Abstract

We examine the economic effects of barriers to entry and rigidity of wages signaled by the foreign currency translation adjustment on multinational firms' stock returns. Specifically, based on economic theories an appreciation (depreciation) of the foreign currency exchange rate could signal (a) an increase (decrease) in the foreign country's economic growth leading to potentially higher future cash flows for firms operating in environments with barriers to entry: innovation-intensive companies and asset-intensive companies, and (b) a decrease (increase) in future profits for firms operating in environments with rigidity of wages: labor-intensive companies. Firms that are research and development (R&D) leaders in their industry are our proxy for innovation-intensive companies.
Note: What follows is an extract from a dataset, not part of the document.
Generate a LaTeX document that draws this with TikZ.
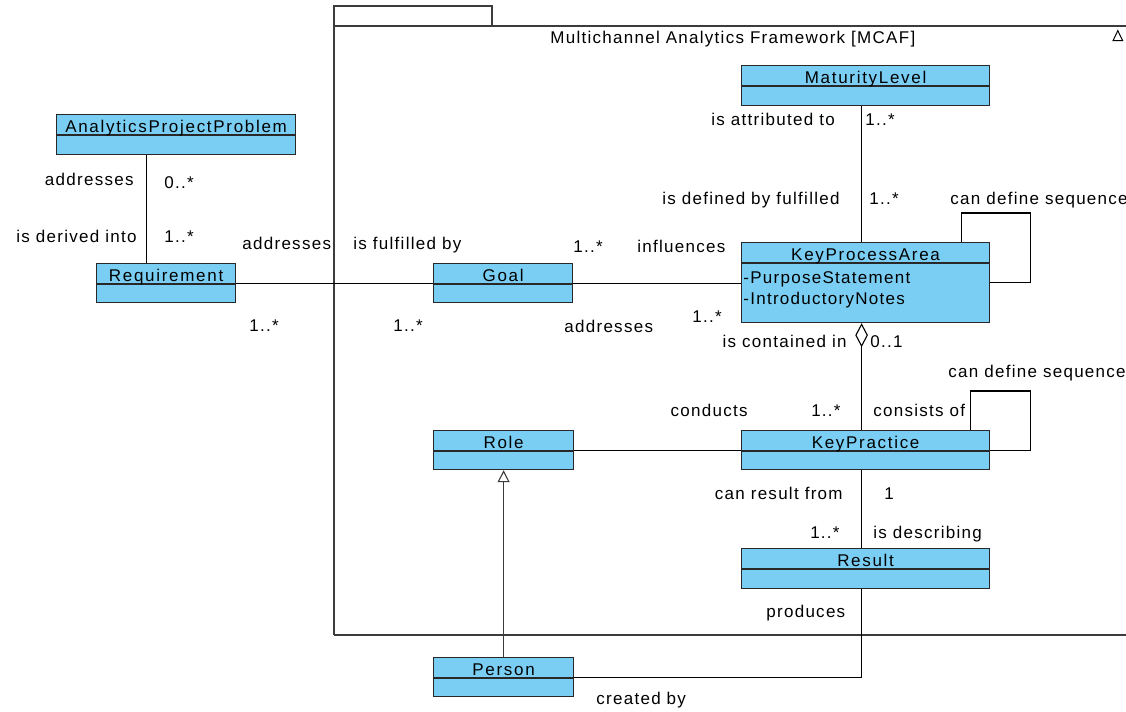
\documentclass[tikz,border=0pt]{standalone}
\usepackage{fontspec}
\setmainfont{Liberation Sans}[LetterSpace=7.5]
\newfontfamily\clsfont{Liberation Sans}[LetterSpace=10]
\usetikzlibrary{arrows.meta}

\definecolor{clsfill}{RGB}{122,206,243}
\definecolor{clsline}{RGB}{40,40,40}
\definecolor{framegray}{RGB}{60,60,60}

\begin{document}
\begin{tikzpicture}[x=0.5pt, y=-0.5pt,
    cls/.style={draw=clsline, fill=clsfill, inner sep=0, anchor=north west, line width=0.6pt},
    clsname/.style={inner sep=0, anchor=base, font=\clsfont\fontsize{8.5}{10}\selectfont},
    attr/.style={inner sep=0, anchor=base west, font=\fontsize{8.5}{10}\selectfont},
    lbl/.style={inner sep=0, font=\fontsize{8.5}{10}\selectfont, text height=6.1pt, text depth=1.7pt},
    assoc/.style={draw=black, line width=0.55pt}]

  \clip (0,0) rectangle (1126,712);

  % Class box: name, position, width, height, title
  \def\umlclass#1#2#3#4#5{
    \node[cls, minimum width=#3, minimum height=#4] (#1) at #2 {};
    \draw[clsline, line width=0.6pt] ([yshift=-10.5pt]#1.north west) -- ([yshift=-10.5pt]#1.north east);
    \node[clsname] (#1-name) at ([yshift=-9.15pt]#1.north) {#5};
  }

  % Package frame
  \draw[framegray, line width=0.6pt] (334,635) -- (334,6) -- (492,6) -- (492,26);
  \draw[framegray, line width=0.6pt] (334,26) -- (1140,26);
  \draw[framegray, line width=0.6pt] (334,635) -- (1140,635);
  \node[lbl, anchor=west] (title) at (550,39) {Multichannel Analytics Framework [MCAF]};
  \draw[line width=0.5pt] (1113,40.7) -- (1122.7,40.7) -- (1117.8,30.7) -- cycle;

  % Classes
  \umlclass{app}{(56,114)}{119.5pt}{20pt}{AnalyticsProjectProblem}
  \umlclass{req}{(96,263)}{69.5pt}{19.5pt}{Requirement}
  \umlclass{goal}{(433,263)}{69.5pt}{19.5pt}{Goal}
  \umlclass{ml}{(741,65)}{124pt}{20pt}{MaturityLevel}
  \umlclass{kpa}{(741,242)}{124pt}{40pt}{KeyProcessArea}
  \umlclass{kp}{(741,430)}{124pt}{19.5pt}{KeyPractice}
  \umlclass{result}{(741,548)}{124pt}{20pt}{Result}
  \umlclass{role}{(433,430)}{70pt}{19.5pt}{Role}
  \umlclass{person}{(433,657)}{70pt}{19.5pt}{Person}

  % Attributes
  \node[attr] (purpose) at ([xshift=1pt, yshift=-20.5pt]kpa.north west) {-PurposeStatement};
  \node[attr] (notes) at ([xshift=1pt, yshift=-31pt]kpa.north west) {-IntroductoryNotes};

  % Associations
  \draw[assoc] ([xshift=-9.75pt]req.north) -- ([xshift=-9.75pt]req.north |- app.south);
  \draw[assoc] (req.east) -- (goal.west);
  \draw[assoc] (goal.east) -- (goal.east -| kpa.west);
  \draw[assoc] ([xshift=-2pt]kpa.north) -- ([xshift=-2pt]kpa.north |- ml.south);
  \draw[assoc] ([xshift=-14.5pt]kpa.north east) -- ++(0,-29) -| ([xshift=20pt]kpa.east) -- (kpa.east);
  \draw[assoc, {Diamond[open, length=12pt, width=6.3pt]}-] ([xshift=-2pt]kpa.south) -- ([xshift=-2pt]kpa.south |- kp.north);
  \draw[assoc] ([xshift=-10pt]kp.north east) -- ++(0,-39) -| ([xshift=20pt]kp.east) -- (kp.east);
  \draw[assoc] (role.east) -- (role.east -| kp.west);
  \draw[assoc] ([xshift=-2pt]kp.south) -- ([xshift=-2pt]kp.south |- result.north);
  \draw[assoc] ([xshift=-2pt]result.south) |- (person.east);
  \draw[assoc, draw=framegray, -{Triangle[open, length=6pt, width=6pt]}] (person.north) -- (role.south);

  % Role and multiplicity labels
  \node[lbl, anchor=east] (l-addr1) at (134,181) {addresses};
  \node[lbl, anchor=west] (m-app) at (164,184) {0..*};
  \node[lbl, anchor=east] (l-deriv) at (137,238) {is derived into};
  \node[lbl, anchor=west] (m-req1) at (164,238) {1..*};
  \node[lbl, anchor=west] (l-addr2) at (242,245) {addresses};
  \node[lbl, anchor=west] (m-req2) at (249,327) {1..*};
  \node[lbl, anchor=west] (l-fulf) at (353,245) {is fulfilled by};
  \node[lbl, anchor=west] (m-goal1) at (393,327) {1..*};
  \node[lbl, anchor=west] (m-goal2) at (573,248) {1..*};
  \node[lbl, anchor=west] (l-infl) at (637,248) {influences};
  \node[lbl, anchor=west] (l-addr3) at (564,328) {addresses};
  \node[lbl, anchor=west] (m-kpa1) at (692,318) {1..*};
  \node[lbl, anchor=west] (l-attr) at (711,121) {is attributed to};
  \node[lbl, anchor=west] (m-ml) at (865,121) {1..*};
  \node[lbl, anchor=east] (l-def) at (840,200) {is defined by fulfilled};
  \node[lbl, anchor=west] (m-kpa2) at (869,200) {1..*};
  \node[lbl, anchor=west] (l-seq1) at (950,200) {can define sequence};
  \node[lbl, anchor=east] (l-cont) at (847,343) {is contained in};
  \node[lbl, anchor=west] (m-kpa3) at (870,343) {0..1};
  \node[lbl, anchor=west] (l-seq2) at (948,373) {can define sequence};
  \node[lbl, anchor=east] (l-cond) at (748,412) {conducts};
  \node[lbl, anchor=east] (m-kp1) at (841,412) {1..*};
  \node[lbl, anchor=west] (l-cons) at (873,412) {consists of};
  \node[lbl, anchor=east] (l-res) at (843,495) {can result from};
  \node[lbl, anchor=west] (m-kp2) at (884,495) {1};
  \node[lbl, anchor=east] (m-res) at (840,534) {1..*};
  \node[lbl, anchor=west] (l-desc) at (873,534) {is describing};
  \node[lbl, anchor=west] (l-prod) at (766,613) {produces};
  \node[lbl, anchor=west] (l-crea) at (596,700) {created by};

\end{tikzpicture}
\end{document}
Among the R&D followers, firms with large total assets (employees) to sales ratio are classified as asset-intensive (labor-intensive) firms. Innovation- and asset-intensive firms are our proxy for firms likely to be affected by the barriers to entry and labor-intensive firms are our proxy for firms likely to be affected by the rigidity of wages. We find that the foreign currency translation adjustment is positively associated with abnormal stock returns for R&D leaders and asset-intensive, R&D followers. We also find that the foreign currency translation adjustment is negatively associated with abnormal stock returns for labor-intensive, R&D followers. This shows the importance of assessing the valuation-relevance of the foreign currency translation adjustment by considering the economic contexts of foreign currency fluctuations. Overall, the evidence shows that the accounting rules governing foreign currency translations in general produce results consistent with the economic effects of foreign exchange rate changes.